Patrick O’Brien

That  men of extraordinary stature, called giants, have frequently existed, we know, but there is no good reason to believe that the general stature of man was ever different from what it now is. If men were either smaller or larger than they are, they would be ill proportioned to the condition of things around them; beside, those of extraordinary height have usually a feeble pulse, and short lives. Those greatly below the usual stature, generally die early. It is fair to infer from these facts, that the present average height of man is the permanent standard. Among the mummies of Egypt, or the ancient remains of mankind found in other countries, there appears to be no general deviation from the common height.
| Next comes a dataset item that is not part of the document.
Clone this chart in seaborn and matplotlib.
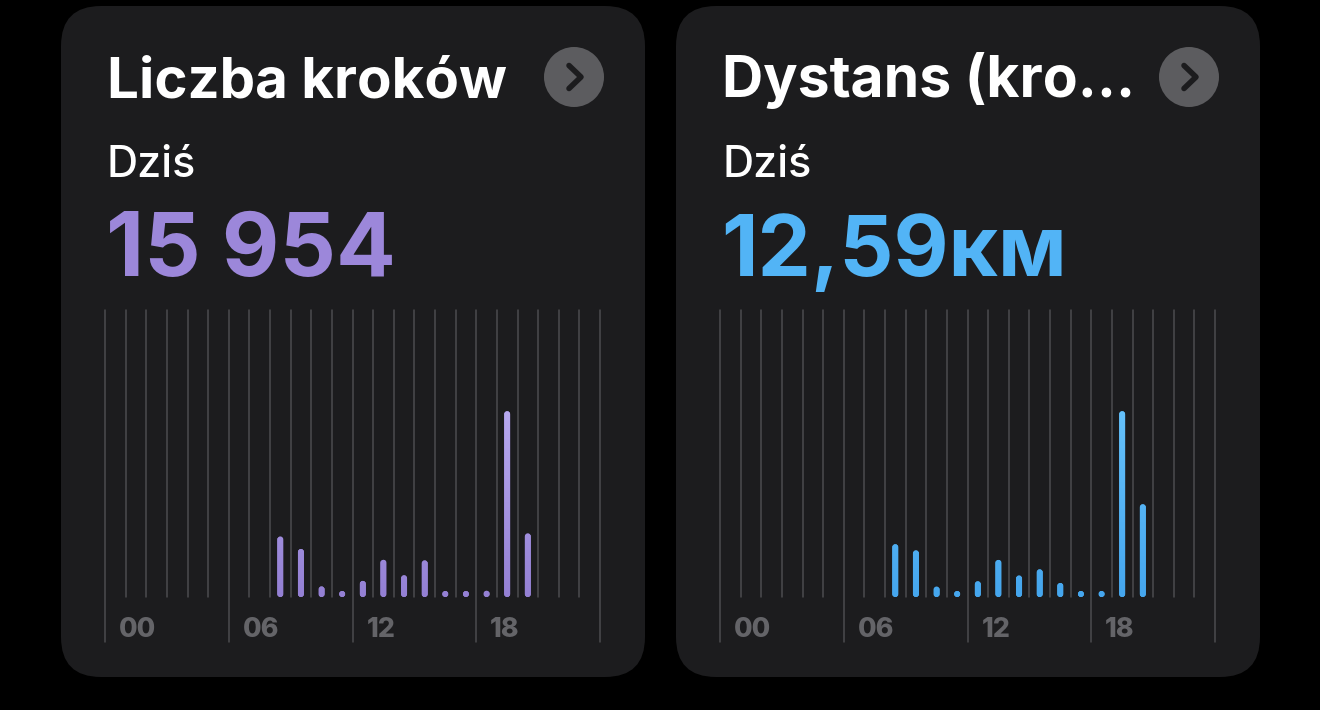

Of the individual instances of great stature, Patrick O'Brien, born in the county of Kinsale, Ireland, in 1761, affords a memorable instance. He was put to the trade of a bricklayer, but such was his height at eighteen, that he was taken to England, and shown as the Irish giant. At twenty-five he attained the height of eight feet and seven inches; and, though not well made, his bulk was proportioned to his height. He continued to exhibit himself for several years, when, having realized an independence, he retired to the vicinity of Epping forest, where he died, in 1806. He was peculiarly mild and gentle in his character and manners. His body was enclosed in a leaden coffin, 9 feet 2 inches long, and to prevent any attempt to disturb his remains, his grave, by his own direction, was sunk twelve feet in the solid rock.